They say that one mark of great politicians is their ability to look you in the eye and make you believe every word they say. Even when you know they might not believe it themselves.
Outgoing Brazilian President Luiz Inácio Lula da Silva has that quality.
The problem with Lula – as he is widely known – is that he tells one audience one thing and then contradicts himself the very next day in front of a completely different crowd.
The latest example came this week when Lula, who stands down on Jan. 1 after a phenomenally successful eight years in power, told a Brazilian TV station he might consider running again in 2014.
“I can’t say no because I'm still alive,” Lula told Rede TV. "I’m honorary president of a party, I’m a born politician, I built extraordinary political relationships.”
That affirmation came just weeks after Lula stood alongside incoming President-elect Dilma Rousseff and angrily said that talk about him running for president again was “small minded.” Brazilians should be discussing 2011 and the immediate challenges ahead, not speculating about four years from now, Lula told reporters.
Lula is constitutionally forbidden from seeking a third consecutive term, but would have been a shoo-in had he been able to run in this fall's election. The unlettered high school dropout and former union leader is the most popular president in Brazil’s history and leaves office with a personal approval rating of 87 percent.
His prudent economic policies have spurred Brazil’s rapid growth and his clout as a statesman helped Brazil become an influential player on the world stage. Brazil will host the 2014 World Cup and 2016 Olympics.

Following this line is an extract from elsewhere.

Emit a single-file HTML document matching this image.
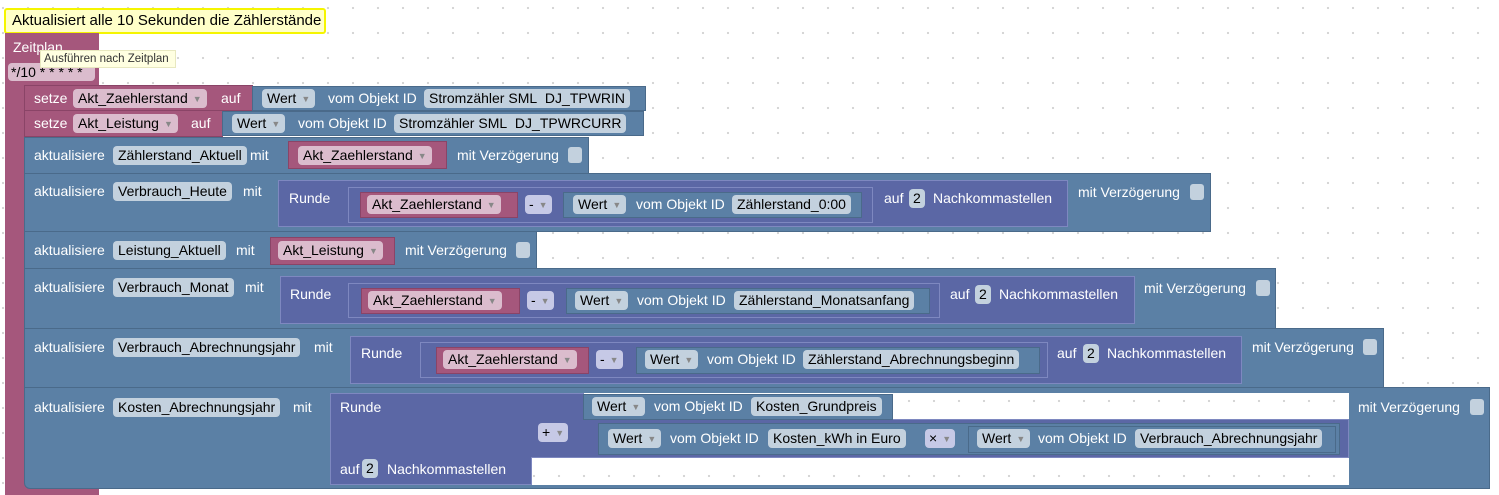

But Lula has not been clear about what he wants do after giving up the presidency (more mixed messages there).
Some even believe he chose a relatively unknown civil servant to succeed him because she would be easier to manipulate – and unseat if he decides to make a comeback.
Lula was well aware that his television confession was controversial, not to say unnerving for Ms. Rousseff, who has none of Lula’s personal charisma or innate political savvy.
He stressed that 2014 is a long way off and noted that even if he does decide to run again, he will face a host of capable candidates and a different political landscape.
Much can change between now and 2014. Lula’s story no doubt will.